Speaking to reporters after the meeting, Çavuşoğlu said that recognizing the Taliban and engaging with it are two different things. He added that Turkey reiterated the need for an inclusive government and voiced its expectations regarding the security of Kabul airport.
"They asked us for humanitarian aid and the continuation of investments there," Çavuşoğlu also said and added that the Turkish side once again shared its advice on girls' education and women's employment in business life.
"The Taliban leadership said they would offer their best support if they (Afghan migrants) wanted to return to their country," he also said.
Erdoğan recently highlighted the importance of an inclusive government in Afghanistan, as he said it was crucial in reaching a deal regarding the operation of the Kabul Hamid Karzai International Airport.
Turkey has been working with Qatar to reopen the airport in the Afghan capital of Kabul for international travel. However, repairs are needed before commercial flights can resume.
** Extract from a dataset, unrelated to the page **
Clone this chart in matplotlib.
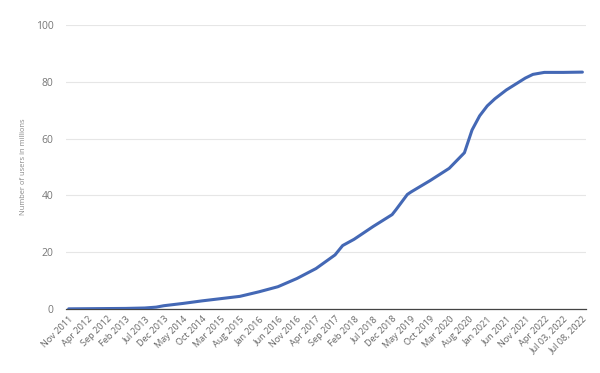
import numpy as np
import matplotlib.pyplot as plt

# month index (0 = Nov 2011), one label every 5 steps
tick_labels = ['Nov 2011', 'Apr 2012', 'Sep 2012', 'Feb 2013', 'Jul 2013',
               'Dec 2013', 'May 2014', 'Oct 2014', 'Mar 2015', 'Aug 2015',
               'Jan 2016', 'Jun 2016', 'Nov 2016', 'Apr 2017', 'Sep 2017',
               'Feb 2018', 'Jul 2018', 'Dec 2018', 'May 2019', 'Oct 2019',
               'Mar 2020', 'Aug 2020', 'Jan 2021', 'Jun 2021', 'Nov 2021',
               'Apr 2022', 'Jul 03, 2022', 'Jul 08, 2022']

# readings (index, users in millions)
idx = [0, 5, 10, 15, 20, 23, 25, 30, 35, 40, 45, 50, 55, 60, 65, 70, 72,
       75, 80, 85, 86, 89, 90, 95, 100, 104, 106, 108, 110, 112, 115, 120,
       122, 125, 130, 135]
users = [0, 0.05, 0.1, 0.15, 0.3, 0.6, 1.1, 1.9, 2.8, 3.6, 4.4, 6.0, 7.8,
         10.7, 14.2, 19.0, 22.3, 24.5, 29.0, 33.2, 34.9, 40.3, 41.2, 45.2,
         49.5, 55.0, 63.0, 68.0, 71.5, 74.0, 77.1, 81.3, 82.6, 83.3, 83.3,
         83.4]

plt.rcParams['font.family'] = ['Open Sans', 'DejaVu Sans']

fig = plt.figure(figsize=(6.0, 3.73), dpi=100)
ax = fig.add_axes([0.11, 0.172, 0.867, 0.761])

ax.plot(idx, users, color='#4468b5', lw=2.2, solid_capstyle='round',
        solid_joinstyle='round', zorder=3)

ax.set_xlim(-0.7, 136)
ax.set_ylim(0, 100)
ax.set_yticks(np.arange(0, 101, 20))
ax.set_xticks(np.arange(0, 5 * len(tick_labels), 5))
ax.set_xticklabels(tick_labels, rotation=45, ha='right',
                   rotation_mode='anchor', fontsize=6.6, color='#666666')
ax.tick_params(axis='y', labelsize=7.5, labelcolor='#777777', length=0, pad=9)
ax.tick_params(axis='x', length=0, pad=4)

ax.grid(axis='y', color='#e6e6e6', lw=0.8)
ax.set_axisbelow(True)
for s in ['top', 'right', 'left']:
    ax.spines[s].set_visible(False)
ax.spines['bottom'].set_color('#444444')
ax.spines['bottom'].set_linewidth(0.9)

ax.set_ylabel('Number of users in millions', fontsize=5.4, color='#888888',
              labelpad=6)

plt.savefig('out.png', dpi=100)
Erdoğan also said at a virtual meeting of the G-20, the most powerful economies, that the international community should keep the channels of dialogue with the Taliban open to “patiently and gradually steer” them toward establishing a more inclusive government.
He said Turkey, which already hosts more than 3.6 million Syrians, cannot bear an influx of migrants from Afghanistan, warning that European nations would also be affected by a new wave of migrants.
The Taliban say they want international recognition. They warn that weakening their government will affect security and spark an even bigger exodus of migration from the country.
Taliban officials previously noted that they want Turkey to provide aid and support to the Afghan people and called on Turkey to be the first country to formally recognize the new administration in Afghanistan.
NATO member Turkey maintained its embassy in Afghanistan after Western countries withdrew following the Taliban takeover and has urged those countries to step up engagement. At the same time, it said it will only work fully with the Taliban if they form a more inclusive administration.